Nostalgia = Four Stars.
So I haven't played the course in over seven, maybe eight years. Just playing here holds a little nostalgia of it's own. Of course it was in better condition then. Numerous floods and economic deprivation from competing courses (first Colo Vista and now Wolfdancer) have really taken its toll here. But nostalgia has a funny way of building things up in your memory to a size and shape they never quite are or were in reality. So maybe my fondness makes this course stronger in memory. We  played many a long summer round of 18 here, mostly early mornings but occasionally afternoons too. Always too hot but the heat takes a distant second to the humidity. Buggy as hell too. It's right on the river after all. I distinctly remember my first time playing Blind Wolf, not knowing the rules, declaring "Blind Wolf" on the tabletop par 3, 3rd Hole and subsequently stealing the game right there. The downhill/uphill 4th hole where you don't want to shank one short and right because the guy living there lets his dog out as soon as you do. Always curious to me why Golf Haters live on golf courses. I remember heavy mist in the early mornings hanging over all the trees; feeling like I needed to whisper. I remember a winter round. We were a twosome. The only other souls were eight guys there for an obligatory bachelor party outing -- a miserable forced march for all of them and not just the groom-to-be. A lightning two hour and forty minute round for the two of us. I hit a couple shots that not only stung every extremity but rung the tuning fork in my solar plexus that 31 degree day but we shot some lights out numbers on the score card.

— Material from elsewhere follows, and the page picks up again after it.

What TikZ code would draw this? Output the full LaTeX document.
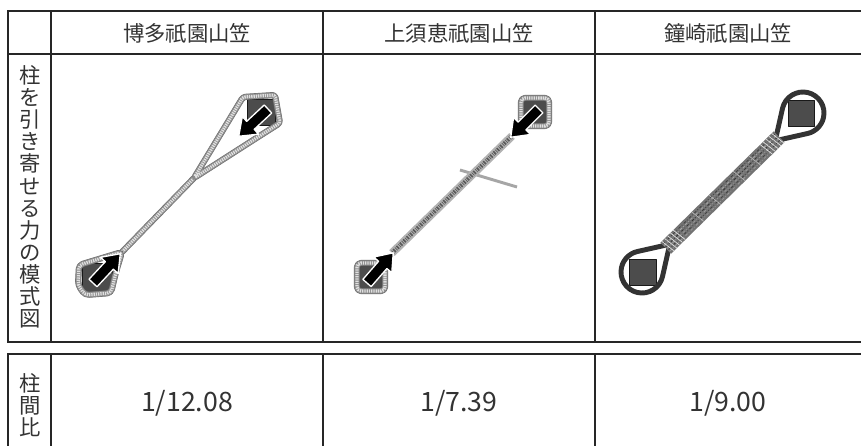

And today my buddy declares on the 4th that in his estimation this hole hearkens back to one of the most memorable single holes of golf ever; a Tin Cup, rapid firing of five balls into the tree line, shirt ripped off, one minute melt down for me that still has people rolling with laughter. Oh, the Hollywood Sweat. Thank my buddy for bringing Tecate and limes even though coolers are verboten. I was able to regain my composure and march on for the other 14 holes that day.

That's as far back as my buddy's time machine would go. His six year old son putting a mile post on his own chronological chart today, perhaps only the hot dog will survive in his memory although it might survive in his colon for at least a few years. My nostalgia kept traversing back even further though. The smell of a pine forest taking me back to my Army days in the Carolinas. The smell of gasoline exhaust from golf carts and the high rev on engines with no governors taking me back to my teen years sitting in the caddy shack waiting to get out for the day. The squishy sound of saturated ground beneath my heals and the odor of mucky river detritus taking me pretty much as far back as I can remember to the cottage by the lake where the family would take fishing trips in the summer.
And then there's the fact that this is so far back off the highway that you quickly forget all of the modern expansion you've just passed through in the middle of Bastrop. You pass over roads so old and sun-baked the asphalt has caramelized. All the street names are Hawaiian. Perhaps because Hawaii was very cool and trendy back in the 70's. I distinctly remember a lot of out-of-focus slide shows featuring Honolulu at my great aunt's house from that era and she was a traveling hipster back then. These woods are a shrine to A-Frame architecture. The inhabitants deserve government grants for either sweltering through the summers or paying their four figure cooling bills in the spirit of keeping these triangular monoliths in tact instead of doing the logical thing by tearing them down and replacing them with something more energy efficient. And much like the houses, all the same trees still stand but they guard the greens from so many of my approach shots and hopefully they always will.
One Hundred Eleven degrees, Eleven holes and Thirty Seven Years back in time was about the limit today.
On the roller-coaster ride back out to the highway there was some vintage Pretenders and Eagles playing as if the FM radio had traveled through time with me.
I got a thorough fix -- not of golf but of nostalgia. For golf I will play a better course much closer to home. For nostalgia, well, I probably won't need to go back for another four or five years now.